Kendini ne bu dünyaya ne de bir başkasına ait hissedebilen kimseler için en büyük teselli sanattır. Üretmek kimseyi bulunduğu yere daha fazla ait kılmaya yetmez ancak çoğumuz o yeri bulma arzusuyla yazar, çizer veya besteleriz. Öyle ki, huzur içinde doğsaydım kağıdın kalemin yabancısı olur, yalnızca sunulanı sahiplenen bir tüketici olurdum çünkü yaşamanın kolay yolu budur.

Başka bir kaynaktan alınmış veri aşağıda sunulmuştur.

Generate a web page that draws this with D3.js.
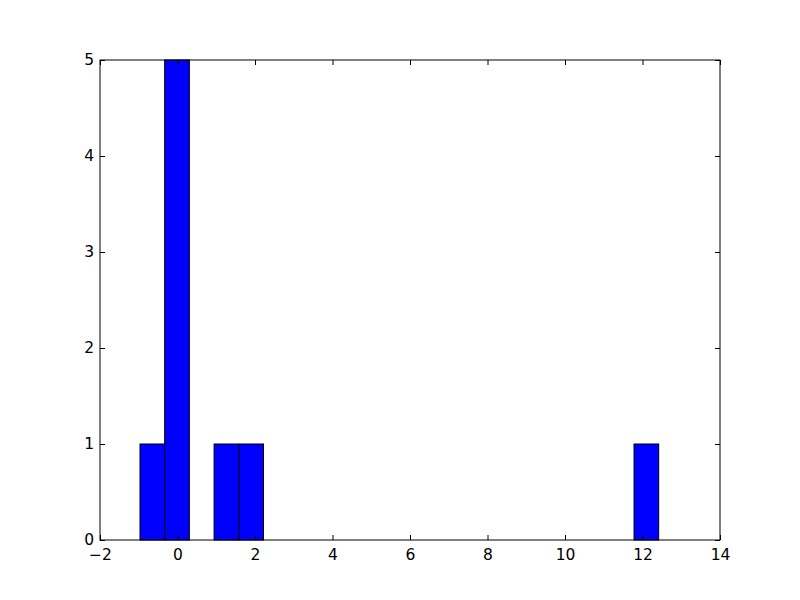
<!DOCTYPE html>
<html><head><meta charset="utf-8">
<script src="https://cdn.jsdelivr.net/npm/d3@7"></script>
<style>body{margin:0;background:#fff}svg{display:block}text{font-family:"DejaVu Sans",sans-serif}</style>
</head><body>
<script>
const binLefts = [-0.968, -0.331, 0.944, 1.582, 11.781];
const binWidth = 0.637;
const counts = [1, 5, 1, 1, 1];
const xTicks = [-2, 0, 2, 4, 6, 8, 10, 12, 14];
const yTicks = [0, 1, 2, 3, 4, 5];

const W = 800, H = 600;
const m = {left: 100, right: 720, top: 60, bottom: 540};
const svg = d3.select("body").append("svg").attr("width", W).attr("height", H);
const x = d3.scaleLinear().domain([-2, 14]).range([m.left, m.right]);
const y = d3.scaleLinear().domain([0, 5]).range([m.bottom, m.top]);

svg.append("g").selectAll("rect").data(binLefts).join("rect")
  .attr("x", d => x(d)).attr("width", d => x(d + binWidth) - x(d))
  .attr("y", (d, i) => y(counts[i])).attr("height", (d, i) => y(0) - y(counts[i]))
  .attr("fill", "#0000ff").attr("stroke", "#000").attr("stroke-width", 1);

const fs = "15.5px";
const tl = 5;
const axB = d3.axisBottom(x).tickValues(xTicks).tickSizeInner(-tl).tickSizeOuter(0).tickPadding(9)
  .tickFormat(d => d < 0 ? "\u2212" + Math.abs(d) : d);
const axT = d3.axisTop(x).tickValues(xTicks).tickSizeInner(-tl).tickSizeOuter(0).tickFormat("");
const axL = d3.axisLeft(y).tickValues(yTicks).tickSizeInner(-tl).tickSizeOuter(0).tickPadding(6).tickFormat(d3.format("d"));
const axR = d3.axisRight(y).tickValues(yTicks).tickSizeInner(-tl).tickSizeOuter(0).tickFormat("");

function style(g){ g.select(".domain").remove(); g.selectAll("text").attr("font-size", fs).attr("fill","#000").attr("font-family","DejaVu Sans"); g.selectAll("line").attr("stroke","#000"); }
svg.append("g").attr("transform", `translate(0,${m.bottom})`).call(axB).call(style);
svg.append("g").attr("transform", `translate(0,${m.top})`).call(axT).call(style);
svg.append("g").attr("transform", `translate(${m.left},0)`).call(axL).call(style);
svg.append("g").attr("transform", `translate(${m.right},0)`).call(axR).call(style);

svg.append("rect").attr("x", m.left).attr("y", m.top).attr("width", m.right - m.left).attr("height", m.bottom - m.top)
  .attr("fill", "none").attr("stroke", "#000").attr("stroke-width", 1);
</script>
</body></html>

Herhangi bir çaba sarf etmeksizin en büyük zevki onlar alırlar hayattan: Üretmektense tüketmek.
Çünkü üretirken yakamızı bırakmayan beklentilerimiz vardır, bunun o kadar çok şeyi değiştirmesini bekleriz ki, sonunda sihirli bir değnekle hayatımıza dokunamadığı yetmezmiş gibi bir de zaman zaman hayal kırıklığının ve tatminsizliğin dayanılmaz ağırlığını yükler omuzlarımıza.
Ancak üretkenliğin cazibesi şuradadır; insanın sanatının dışa vurması için ruhundan sızan bir tutku kaçağı gerekir. Sanatçılar en büyük aşıklardan daha tutkululardır, bu nedenle de aşka karşı karın tokluğunu sadece onlar hissederler. Konu tutku olunca en büyük övgüyü aşıklar ve sanatseverler alırlar, ne var ki bu tutkunun beraberinde getirdiği özveriye sahip olanlar yalnızca sanatçılardır. Bunun mantığı şurada gizlidir; bir sanatçı öldükten sonra sanatının hüküm sürmesini ister, aşık sevdiğinin hayata devam edeceği düşüncesine, tüketici ise en sevdiği şarkıyı bir başkasının da keşfedeceği ihtimaline katlanamaz.